Ennis Del Mar (Heath Ledger) and Jack Twist (Jake Gyllenhaal) are cowboys. They don't go around shooting people and rescuing damsels in distress, but instead they attend to the core business of cowboying, which is to herd large groups of animals and keep them safe from harm. One summer they work together on a job near Brokeback Mountain, where thousands of sheep have to be taken care of. The boys do their job without much enthusiasm, since they are in this mostly for the money, but all the boredom is broken up when feelings start to develop between the two. Rather deep feelings too, which the two find out when, during one particularly cold night, they crawl up to each other and things happen.
Remember that we are in cowboy country, in the sixties, and feelings between men are something that is generally frowned upon. So when the summer is over and both men go back to their regular lives, they try to forget what happened and concentrate on their wives. But it's hard to shake the feelings away just like that, and when Jack visits Ennis four years later, when both of them are married with kid(s), those feelings resurface in a big way. They have to face the fact that they are the big love of each others lives, and it is especially Ennis who has big problems with this. He does not want to admit to himself that he is gay, especially not since when he was a kid his father showed him the murdered body of a man who was rumoured to be gay as well. Ennis knows how dangerous it can be to admit a different sexual orientation, and besides, he's married, so why change things? But subsequent visits from Jack only light the fire even higher. Plenty of heartbreaking moments follow, as the two men try to hide their feelings from the rest of the world and try to get to grips with the fact that their love with probably never find be more than an endless yearning for each other.
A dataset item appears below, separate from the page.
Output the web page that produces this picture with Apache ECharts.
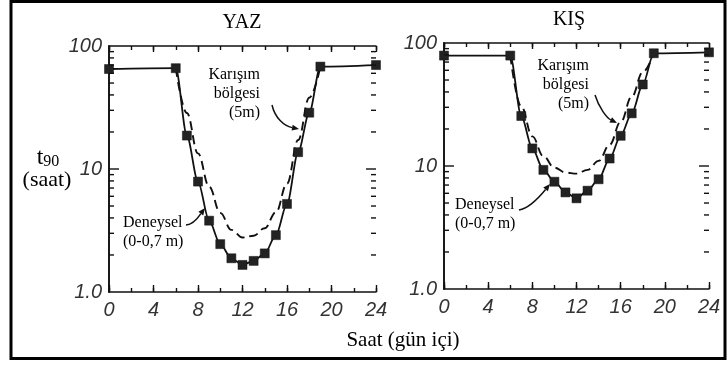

When Brokeback Mountain started playing at the theater where we watched it, I was most intrigued by Heath Ledger's accent. I'm sure that his southern drawl is authentic, but to me it sounded most like he had a big wad of tobacco in his mouth. In the beginning this bothered me a bit, but it didn't take long. You see, Ledger is so magnetic in his portrayal of Ennis Del Mar that you are willing to forgive him such eccentricities. He is the troubled heart of this movie, a man who just wants to lead a normal, simple life, and who sees this dream shattered when he finds true love in an unexpected (and maybe even unwanted) place. Ennis' feelings for Jack are real and there is no denying that this is one of the most romantic movies out there. Sure, it's a romance between two men, but so what? What could have been gimmicky, is just the engine for what might become one of history's most tragic love stories. Director Ang Lee has done a stellar job with his actors, giving them all the room to develop their characters, and even thought they may have been a little uncomfortable during the more, um, intimate moments, both Ledger and Gyllenhaal give it their all. But it's not just these two men who give great performances, it's also Michelle Williams and Anne Hathaway as the unfulfilled women in the main character's lives. And let's not forget Brokeback Mountain itself. It doesn't happen that often that a location plays such an integral part in a movie, and Brokeback Mountain could easily win the Oscar for Best Location, if such a thing would exist.